A history of trying to figure out heat capacity

In simple, ideal systems (like non-interacting gas particles in a nice, uniform box), heat capacity can be rather simple to calculate.  However, for most real physical systems, more interactions and effects need to be considered.  The issue with figuring things out in thermodynamic systems is that things tend to change their behavior at really low temperatures, and these have only become available to us in the last century.  Initially, measurements of the heat capacity of metals, and some theoretical calculation (read: assumption), led to the Dulong-Petit expression for the heat capacity of metals.  This is the simplest possible form: it has nothing to do with temperature!  Just a nice constant value, depending only on the amount of material.  However, as smaller temperatures were probed, this was found to be lacking, as the heat capacity dropped below the predicted value.

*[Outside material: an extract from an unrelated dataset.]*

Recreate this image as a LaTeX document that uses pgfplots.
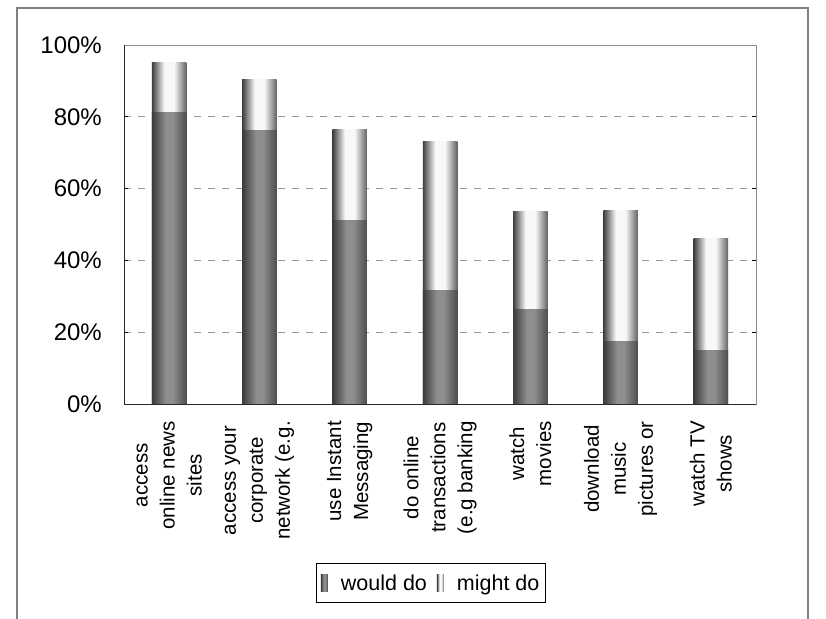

Einstein, Debye, and Freezing out

If you were to plot the actual specific heat of a metal, as you got to lower and lower temperatures, you would find a figure like this:

The two curves, the Einstein and Debye models, both match pretty closely to each other.  The Einstein model fits an an exponential function to the heat capacity curve, while the Debye model uses a cubic function.  What this means, is that as the temperature drops, there the heat capacity drops off, until it gets pretty close to zero, when it levels off.  The physical reason this is happening is as the system drops in temperature, degrees of freedom (vibration modes primarily) “freeze out”, and as the equipartition theorem tells us, that means there is less energy stored in the system in proportion to the temperature.  So, as you heat a system up from absolute zero, it is initially very easy to heat, then ramps up towards a certain value, and then the heat capacity stays constant, as all the available degrees of freedom are accessible.